Diálogos infinitos con Eielson
Diálogos infinitos con Eielson
Redacción EC

RAÚL MENDOZA CÁNEPA ()

Aunque el 2014 fue de homenajes al poeta y artista (que habría cumplido 90 años), es ineludible recordar hoy el trascendente diálogo entre Martha L. Canfield y Jorge Eduardo Eielson  en 1995 (hace 20 años) sobre algunos temas esenciales de la vida. Este encuentro fue publicado bajo el título “El diálogo infinito”. Pocas veces se ha editado una charla que invite tan sugestivamente a una reflexión profunda sobre el mundo y el espíritu. 


Creador sorprendido


Para el escritor el poeta y artista debe, por sobre todas las cosas, conservar “una suerte de inocencia, de prolongado asombro ante las cosas del mundo…” Canfield observa con lucidez que la vocación de Eielson es la de un omnívoro curioso, luego señala: “Tu deseo de saber es lo que te empuja a la exploración del fenómeno cósmico y humano.

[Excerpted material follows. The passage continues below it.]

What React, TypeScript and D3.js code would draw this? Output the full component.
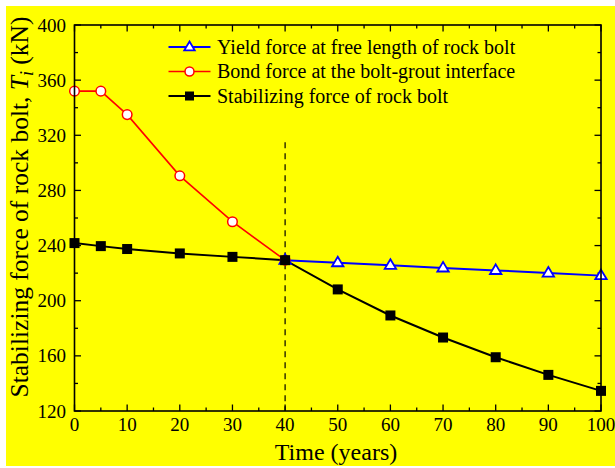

Mientras que lo que te hace embarcarte en tantas y tantas empresas creativas es una tendencia lúdica indestructible en ti en la que el puer (joven) sigue viviendo”. 


El joven o el niño perviven en aquel que crea, en el que se deleita con el proceso de creación, sin preocuparse por el resultado. Eielson completa el razonamiento cuando dice: “No existe ninguna barrera que separe el acto de aprender del acto de la creación. Personalmente no hago ningún esfuerzo cuando leo, escucho o veo algo importante, algo hermoso y significativo, que me llena de felicidad. De la misma manera, no hago ningún esfuerzo cuando escribo, pinto, concibo o realizo mis performances.”

Sabiduría zen


Uno de los influjos culturales más ricos del poeta fue el orientalismo.  Uno de los momentos más luminosos de su existencia, según su entender, fue cuando conoció al maestro zen, Taisen Deshimaru.  Según Eielson ateniéndonos al busdismo zen no se accede a ninguna forma de calma interior sin una larga y paciente disciplina. “Y sobre todo, no se trata de una fuga de la realidad, sino de un encuentro definitivo con la misma”. El budismo, nos dice, es una filosofía solitaria, “un trajín privado entre el individuo y su propia realidad interior, que luego …se transfigura en amor y compasión por las cosas del mundo”. El artista añade: “La llamada calma de la mente es una sola cosa con la paz del corazón, sede definitiva del misterio, de ese misterio que se llama Dios”.


No había día en el que el poeta se despertara sin pensar en aquel maestro y sin agradecerle el descubrimiento de ese don supremo que Eielson transforma en palabras: “Ese breve encuentro se ha convertido en uno de los más luminosos de toda mi vida y lo será cada vez más, a medida que aprenda de la vida misma, de los seres humanos, de los animales, de las estrellas, de las plantas, a compartir plenamente el milagro de la existencia”.  


En su locución señala que el zen es de un continuo don de sí: “Quien posee una flor o una sonrisa no puede permitirse guardárselos para sí mismo: es un deber ofrecerlos a los demás…” Eielson le agradece al budismo haberle permitido una distancia tal de las cosas que le permitió desarrollar su obra. En su concepción previa, creía que estaba llamado a mejorar con su talento y voluntad. Bajo las líneas orientales de su pensamiento se adhirió bien a lo que un maestro zen diría sobre las acciones humanas: “Come cuando tengas hambre, cúbrete cuando tengas frío, duerme cuando tengas sueño”. El artista remata con agudeza: “Ni las obras de arte más altas ni el pensamiento más elevado ni las más nobles acciones humanas podrían mejorar nunca lo que ya es un milagro”.


Eielson opina del arte clásico, se solaza con sus recuerdos plenamente felices de Roma. Canfield le recuerda, finalmente, a Eielson su voluntad de dispersar sus cenizas en el espacio con ayuda de una nave especial, el poeta concluye: “Yo también he intentado hacer de mi vida una obra de arte. No creo haberlo logrado. Tercamente intentaré hacer por lo menos de mi muerte una obra de arte. Es mi última posibilidad”.